KILMARNOCK, Va. - If Democrats want to rebound from their 2024 election catastrophe in 2026, they're going need to win over voters like Valerie Rancourt.
Rancourt, and her husband, Mike, voted for President Barack Obama twice before breaking with the party in 2016, 2020 and 2024 when they voted for President Donald Trump. The retirees from New Hampshire, who moved to a rural town in Virginia's Northern Neck − sandwiched between the Rappahannock River and the Chesapeake Bay − also voted Republican in the Virginia gubernatorial election on Nov. 4.

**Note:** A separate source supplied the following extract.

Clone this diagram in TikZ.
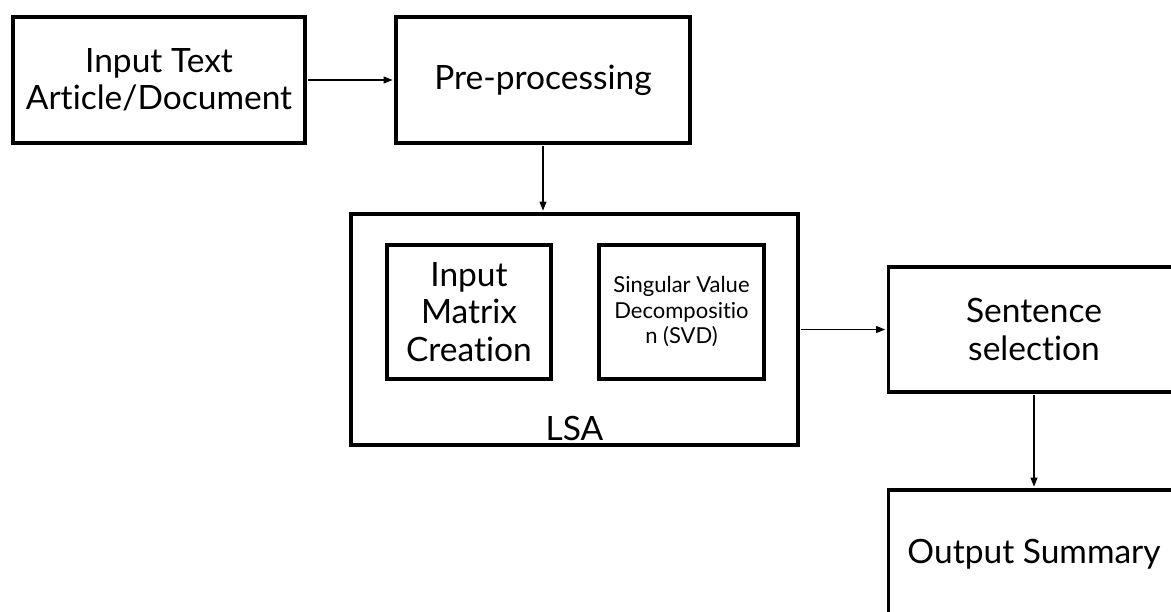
\documentclass[tikz,border=0pt]{standalone}
\usepackage{fontspec}
\setmainfont{Lato}[Ligatures=NoCommon]
\usetikzlibrary{arrows.meta}
\begin{document}
\begin{tikzpicture}[x=1pt,y=-1pt,
  box/.style={draw, line width=3.6pt, rectangle, align=center, inner sep=0pt,
              font=\fontsize{33.5}{37.5}\selectfont},
  smallbox/.style={box, font=\fontsize{22}{25.5}\selectfont},
  conn/.style={-{Triangle[length=9pt,width=7pt]}, line width=1.1pt, shorten >=1.6pt, shorten <=1.6pt}]
\useasboundingbox (0,0) rectangle (1171,612);
\node[box, minimum width=292pt, minimum height=126pt] (inp) at (159,80) {Input Text\\Article/Document};
\node[box, minimum width=294pt, minimum height=126pt] (pre) at (543,80) {Pre-processing};
\node[box, minimum width=447pt, minimum height=231pt] (lsa) at (574.5,329.5) {};
\node[box, minimum width=164pt, minimum height=134pt] (imc) at (469,312) {Input\\Matrix\\Creation};
\node[smallbox, minimum width=165pt, minimum height=134pt] (svd) at (681.5,312) {Singular Value\\Decompositio\\n (SVD)};
\node[font=\fontsize{33.5}{37.5}\selectfont, inner sep=0pt] (lsalabel) at (574.5,428) {LSA};
\node[box, minimum width=291pt, minimum height=125pt] (sel) at (1034,329.5) {Sentence\\selection};
\node[box, minimum width=291pt, minimum height=128pt] (out) at (1034,554) {Output Summary};
\draw[conn] (inp.east) -- (pre.west);
\draw[conn] (pre.south) -- (pre.south |- lsa.north);
\draw[conn] (lsa.east) -- (sel.west);
\draw[conn] (sel.south) -- (out.north);
\end{tikzpicture}
\end{document}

As they walked along Kilmarnock's Main Street on a sunny Monday afternoon, a day before the election, they made it clear that it would take a lot for Democrats to win them back, including jettisoning "woke" policies and stemming illegal immigration. Neither of them see that happening anytime soon.
“The Democrats are getting a lot of things wrong," said Valerie Rancourt, 67. "They’ve become, in my opinion, very hateful and no longer vote for what's best for this country. They are loosey-goosey on illegal immigration."
Democrats' hopes of recapturing Congress in next year's midterm elections and the White House in 2028 depend in part on winning back disaffected Democrats and voters who once backed Obama but flipped to Trump in the 2016 and 2024 elections.